Early Days of the University Library Boardman Hall

“this library will be for generations...nay, for centuries, a source of inspiration to all who would bring the good thought of the past to bear in making the future better."

Andrew Dickson White, co-founder and first president of Cornell

In this 1910 photograph, Andrew Dickson White gazes out over the Arts Quad he helped design and create. In the background stand Boardman Hall (razed in 1959) and the University Library (now Uris Library).

Cornell’s first president, Andrew Dickson White, envisioned a great library as the heart of the university he helped establish. White amassed a personal collection of 30,000 books in his lifetime; he donated all of them to Cornell to form the core of its library collections.

Cornell University Library has always fostered access to its collections. Cornell’s first University Librarian, Willard Fiske, conceived it as a European-styled “non-circulating reference library.” Fiske also made it one of the first academic libraries in the United States to adopt a new and progressive idea: it was designed specifically for use by undergraduate students. At a time when most campus libraries were only open a few hours a week so that faculty could borrow and return books, the Cornell Library was open nine hours a day, longer than any other library in the country. First housed in two rooms in Morrill Hall, the Library moved its 15,400-volume collection to McGraw Hall in 1872. In this setting, it became the first college library to be lighted by electricity, allowing it to extend its hours further into the evening.

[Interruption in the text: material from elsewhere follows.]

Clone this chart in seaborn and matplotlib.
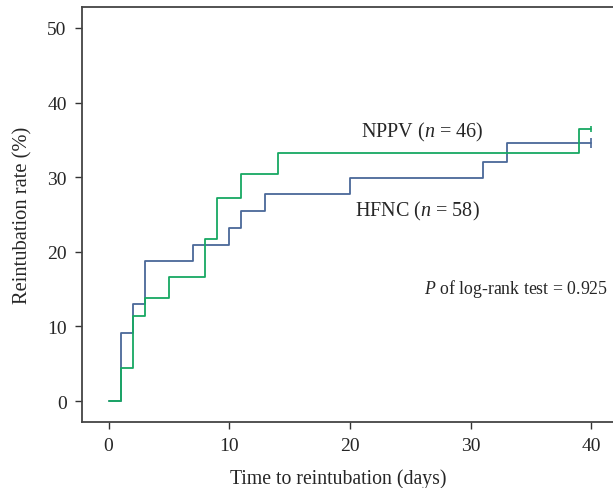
import numpy as np
import pandas as pd
import matplotlib
matplotlib.use('Agg')
import matplotlib.pyplot as plt
import seaborn as sns

# Step data (days, cumulative reintubation rate %)
hfnc_days = [0, 1, 2, 3, 7, 10, 11, 13, 20, 31, 33, 40]
hfnc_rate = [0, 9.1, 13.0, 18.8, 20.9, 23.2, 25.5, 27.7, 29.9, 32.1, 34.6, 34.6]
nppv_days = [0, 1, 2, 3, 5, 8, 9, 11, 14, 39, 40]
nppv_rate = [0, 4.4, 11.4, 13.8, 16.6, 21.7, 27.2, 30.4, 33.3, 36.4, 36.4]

x_ticks = [0, 10, 20, 30, 40]
y_ticks = [0, 10, 20, 30, 40, 50]

blue = '#4a6899'
green = '#17a862'

sns.set_style('ticks')
plt.rcParams['font.family'] = ['Liberation Serif', 'DejaVu Serif']
plt.rcParams['mathtext.fontset'] = 'custom'
plt.rcParams['mathtext.rm'] = 'Liberation Serif'
plt.rcParams['mathtext.it'] = 'Liberation Serif:italic'

hfnc = pd.DataFrame({'days': hfnc_days, 'rate': hfnc_rate})
nppv = pd.DataFrame({'days': nppv_days, 'rate': nppv_rate})

fig = plt.figure(figsize=(6.13, 4.89), dpi=100)
ax = fig.add_axes([0.1338, 0.135, 0.8662, 0.8486])

sns.lineplot(data=hfnc, x='days', y='rate', ax=ax, color=blue, lw=1.3,
             drawstyle='steps-post', estimator=None, sort=False)
sns.lineplot(data=nppv, x='days', y='rate', ax=ax, color=green, lw=1.3,
             drawstyle='steps-post', estimator=None, sort=False)

# censor marks at the end of follow-up
ax.plot(hfnc_days[-1], hfnc_rate[-1], marker='|', ms=7, mew=1.2, color=blue)
ax.plot(nppv_days[-1], nppv_rate[-1], marker='|', ms=5, mew=1.2, color=green)

ax.set_xlim(-2.2, 41.8)
ax.set_ylim(-2.8, 52.8)
ax.set_xticks(x_ticks)
ax.set_yticks(y_ticks)
ax.tick_params(labelsize=14, length=5, width=1, color='#333333', pad=6)
ax.set_xlabel('Time to reintubation (days)', fontsize=14.2)
ax.set_ylabel('Reintubation rate (%)', fontsize=14.8)
ax.xaxis.set_label_coords(0.482, -0.112)
ax.yaxis.set_label_coords(-0.093, 0.5)

for s in ['left', 'bottom', 'top']:
    ax.spines[s].set_color('#444444')
    ax.spines[s].set_linewidth(1.3)
ax.spines['right'].set_visible(False)

ax.text(20.9, 36.1, 'NPPV ($\\it{n}$ = 46)', fontsize=14.5, va='center', ha='left')
ax.text(20.4, 25.5, 'HFNC ($\\it{n}$ = 58)', fontsize=14.5, va='center', ha='left')
ax.text(26.1, 15.1, '$\\it{P}$ of log-rank test = 0.925', fontsize=12.8, va='center', ha='left')

ax.set_facecolor('white')
fig.savefig('out.png', dpi=100)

In 1891, when the University Library (now Uris Library) opened, it was widely regarded as the finest college library building in the country. White called it “a marvel of good planning, in which fitness is wedded to beauty.” By 1924, the Library held over 710,000 books and ranked fourth in size among university libraries in the country. Ten years later, a building designed to hold 400,000 books contained almost twice that number. Space for books, readers, and staff would remain a problem until the construction of Olin Library in 1961.